Наше многонациональное литературоведение все более широко и последовательно обобщает опыт литератур народов СССР не только за полвека советского развития, но и в исторической ретроспекции. В движении национальной художественной культуры к нашим дням исследователи постигают закономерности давних культурных связей, духовной общности народов России, интернационалистские тенденции, лежащие в основе их национально самобытного искусства, – все то, что составляет историческую базу современного советского единства.
После того как в ряде республик были созданы многотомные истории литературы, обнаружилась необходимость сделать накопленное в этих исследованиях достоянием всесоюзной науки. Двухтомная «История латышской литературы» на русском языке, подготовленная Институтом языка и литературы АН Латвийской ССР при участии литературоведов Латвийского государственного университета имени П. Стучки, писателей и критиков республики, – одно из первых изданий в этом ряду.

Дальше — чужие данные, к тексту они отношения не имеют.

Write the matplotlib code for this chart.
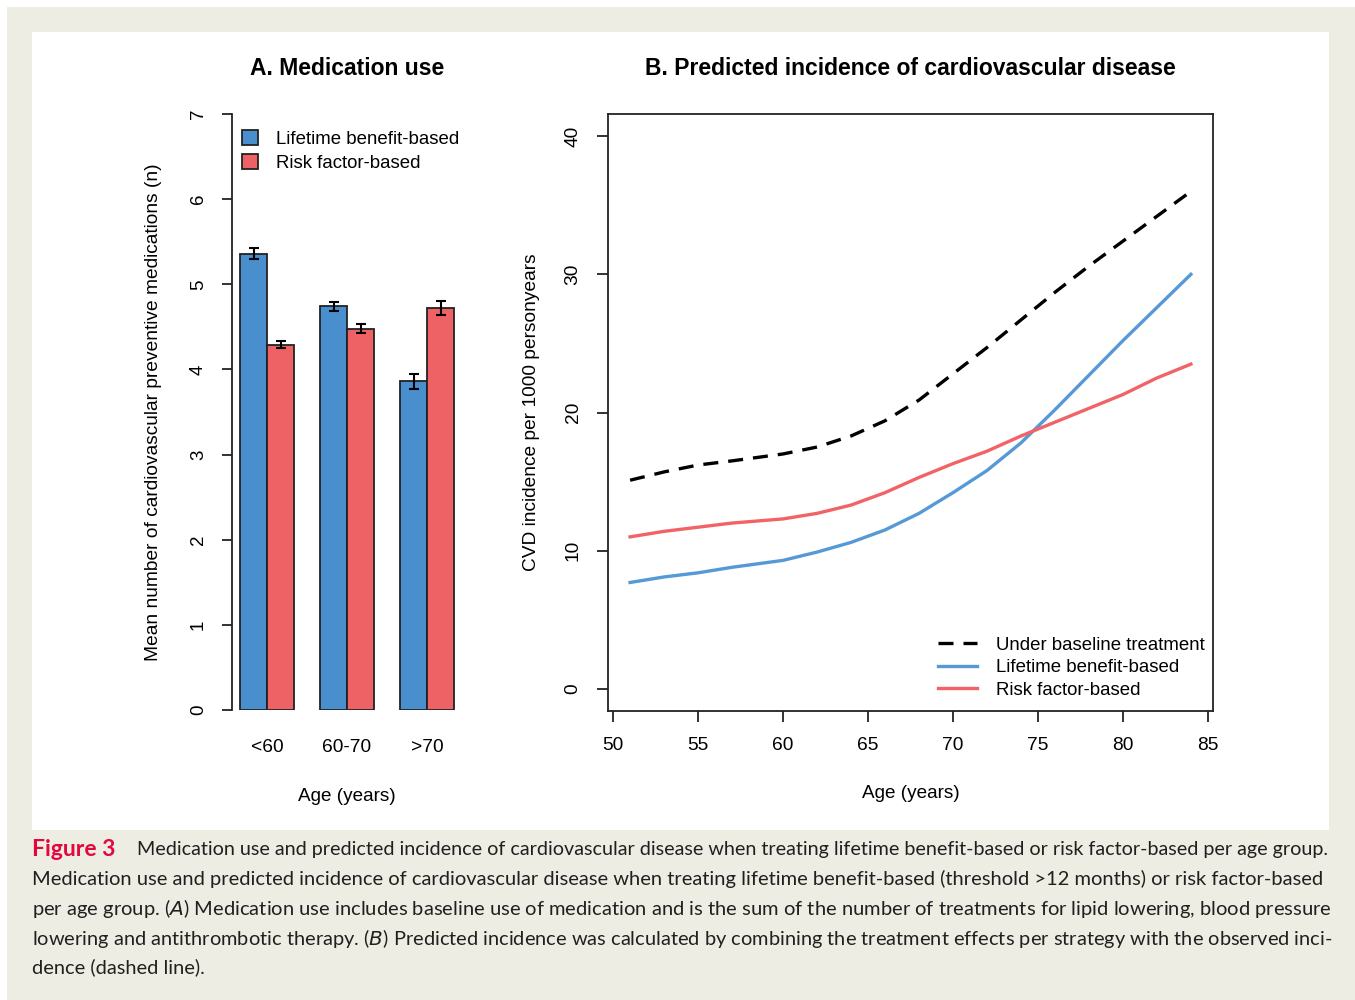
import matplotlib
matplotlib.use("Agg")
import matplotlib.pyplot as plt
from matplotlib import font_manager
from matplotlib.patches import Rectangle
import numpy as np

# panel A data
age_groups = ['<60', '60-70', '>70']
meds_lifetime = [5.36, 4.74, 3.86]
meds_lifetime_err = [0.064, 0.055, 0.09]
meds_risk = [4.29, 4.48, 4.72]
meds_risk_err = [0.043, 0.055, 0.08]

# panel B data
age = [51, 53, 55, 57, 60, 62, 64, 66, 68, 70, 72, 74, 76, 78, 80, 82, 84]
cvd_baseline = [15.1, 15.7, 16.2, 16.5, 17.0, 17.5, 18.3, 19.4, 20.9, 22.8,
                24.7, 26.7, 28.7, 30.6, 32.4, 34.2, 36.0]
cvd_lifetime = [7.7, 8.1, 8.4, 8.8, 9.3, 9.9, 10.6, 11.5, 12.7, 14.2,
                15.8, 17.8, 20.2, 22.7, 25.2, 27.6, 30.0]
cvd_risk = [11.0, 11.4, 11.7, 12.0, 12.3, 12.7, 13.3, 14.2, 15.3, 16.3,
            17.2, 18.3, 19.3, 20.3, 21.3, 22.5, 23.5]

caption_lines = [
    "Medication use and predicted incidence of cardiovascular disease when treating lifetime benefit-based or risk factor-based per age group.",
    "Medication use and predicted incidence of cardiovascular disease when treating lifetime benefit-based (threshold >12 months) or risk factor-based",
    "per age group. ($\\it{A}$) Medication use includes baseline use of medication and is the sum of the number of treatments for lipid lowering, blood pressure",
    "lowering and antithrombotic therapy. ($\\it{B}$) Predicted incidence was calculated by combining the treatment effects per strategy with the observed inci-",
    "dence (dashed line).",
]

BLUE = '#4a8fcd'
RED = '#ee6265'
BLUE_L = '#5599d6'
RED_L = '#f26368'
BEIGE = '#eeede3'

plt.rcParams['font.family'] = ['Liberation Sans', 'DejaVu Sans']
names = {f.name for f in font_manager.fontManager.ttflist}
cap_font = 'Lato' if 'Lato' in names else 'DejaVu Sans'

W, H = 1355, 1000
fig = plt.figure(figsize=(W / 100, H / 100), dpi=100)
fig.patch.set_facecolor('white')
fig.add_artist(Rectangle((7 / W, 0), 1 - 7 / W, 1 - 7 / H, transform=fig.transFigure,
                         facecolor=BEIGE, edgecolor='none', zorder=-10))
fig.add_artist(Rectangle((32 / W, 1 - 830 / H), (1329 - 32) / W, (830 - 32) / H,
                         transform=fig.transFigure, facecolor='white', edgecolor='none', zorder=-9))

# ---- panel A
ax1 = fig.add_axes([232 / W, 1 - 710 / H, 230 / W, 596 / H])
ax1.patch.set_alpha(0)
x = np.arange(len(age_groups))
bw = 0.3375
ekw = dict(elinewidth=1.5, capthick=1.5, ecolor='black')
ax1.bar(x - bw / 2, meds_lifetime, bw, color=BLUE, edgecolor='#222222', linewidth=1.3,
        yerr=meds_lifetime_err, capsize=3.5, error_kw=ekw, label='Lifetime benefit-based')
ax1.bar(x + bw / 2, meds_risk, bw, color=RED, edgecolor='#222222', linewidth=1.3,
        yerr=meds_risk_err, capsize=3.5, error_kw=ekw, label='Risk factor-based')
ax1.set_xlim(-0.4375, 2.4375)
ax1.set_ylim(0, 7)
ax1.set_yticks(range(8))
for s in ['top', 'right', 'bottom']:
    ax1.spines[s].set_visible(False)
ax1.spines['left'].set_linewidth(1.3)
ax1.spines['left'].set_color('#222222')
ax1.tick_params(axis='y', length=7, width=1.3, pad=11, labelsize=13.5, labelrotation=90,
                color='#222222')
for t in ax1.get_yticklabels():
    t.set_va('center')
ax1.set_xticks(x)
ax1.set_xticklabels(age_groups)
ax1.tick_params(axis='x', length=0, pad=21, labelsize=13.8)
ax1.set_xlabel('Age (years)', fontsize=13.6, labelpad=23)
ax1.set_ylabel('Mean number of cardiovascular preventive medications (n)', fontsize=13.8,
               labelpad=20)
ax1.legend(loc='upper left', bbox_to_anchor=(0.01, 0.985), frameon=False,
           fontsize=13.4, handlelength=0.85, handleheight=0.85, handletextpad=1.0,
           labelspacing=0.3, borderaxespad=0)
fig.text(347 / W, 1 - 68 / H, 'A. Medication use', fontsize=16.5, fontweight='bold',
         ha='center', va='center')

# ---- panel B
ax2 = fig.add_axes([608 / W, 1 - 711 / H, 605 / W, 597 / H])
ax2.patch.set_alpha(0)
ax2.plot(age, cvd_baseline, color='black', lw=2.4, dashes=(4.5, 3),
         label='Under baseline treatment')
ax2.plot(age, cvd_lifetime, color=BLUE_L, lw=2.4, label='Lifetime benefit-based')
ax2.plot(age, cvd_risk, color=RED_L, lw=2.4, label='Risk factor-based')
ax2.set_xlim(49.7, 85.3)
ax2.set_ylim(-1.6, 41.6)
ax2.set_xticks(range(50, 90, 5))
ax2.set_yticks(range(0, 50, 10))
for s in ax2.spines.values():
    s.set_linewidth(1.3)
    s.set_color('#222222')
ax2.tick_params(axis='x', length=8, width=1.3, pad=11, labelsize=13.8, color='#222222')
ax2.tick_params(axis='y', length=8, width=1.3, pad=11, labelsize=13.8, labelrotation=90,
                color='#222222')
for t in ax2.get_yticklabels():
    t.set_va('center')
ax2.set_xlabel('Age (years)', fontsize=13.6, labelpad=22)
ax2.set_ylabel('CVD incidence per 1000 personyears', fontsize=13.8, labelpad=18)
ax2.legend(loc='lower right', bbox_to_anchor=(0.998, 0.008), frameon=False, fontsize=13.4,
           handlelength=2.1, handletextpad=1.0, labelspacing=0.3, borderaxespad=0)
fig.text(910 / W, 1 - 68 / H, 'B. Predicted incidence of cardiovascular disease',
         fontsize=16.5, fontweight='bold', ha='center', va='center')

# ---- caption
fig.text(32 / W, 1 - 849 / H, 'Figure 3', fontsize=16.5, fontweight='bold', color='#e2073f',
         family=cap_font, ha='left', va='center')
renderer = fig.canvas.get_renderer()
ys = [849, 879, 908, 938, 967]
sizes = []
for i, line in enumerate(caption_lines[:4]):
    x0 = 137 if i == 0 else 32
    probe = fig.text(0, 0, line, fontsize=14, family=cap_font)
    w = probe.get_window_extent(renderer).width
    probe.remove()
    sizes.append(14 * (1328 - x0) / w * 1.004)
sizes.append(sizes[-1])
for i, (line, yy) in enumerate(zip(caption_lines, ys)):
    x0 = 137 if i == 0 else 32
    fig.text(x0 / W, 1 - yy / H, line, fontsize=sizes[i], family=cap_font, color='#231f20',
             ha='left', va='center')

fig.savefig('out.png', dpi=100, facecolor=fig.get_facecolor())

Тем более необходимо обстоятельно рассмотреть труд латышских литературоведов, который представляет собой первую историю литературы латышского народа для русского читателя и читателя всесоюзного.
До Октябрьской революции, в 1916 году, в «Сборнике латышской литературы» (под редакцией М. Горького и В. Брюсова) русский читатель получил очерк развития латышской литературы, написанный критиком-марксистом Я. Янсоном-Брауном как предисловие к этой книге. В наше время, в конце 50-х годов, на русском языке был издан «Очерк истории латышской советской литературы» (1957), но с тех пор, как вышла эта книга, прошло уже полтора десятилетия, насыщенных большими общественными и литературными событиями. Латышские литературоведы создали за эти годы, помимо трудов по отдельным проблемам литературного развития, «Историю латышской литературы» в шести томах – издание, которое оказало влияние на общее состояние литературоведения в республике, его методологию, на всю концепцию развития национальной литературы. Вышли из печати книги по литературным взаимосвязям, ряд монографий о творчестве крупнейших писателей, создана «Хроника литературной жизни» Латвии почти за пятьдесят лет (1917 – 1965).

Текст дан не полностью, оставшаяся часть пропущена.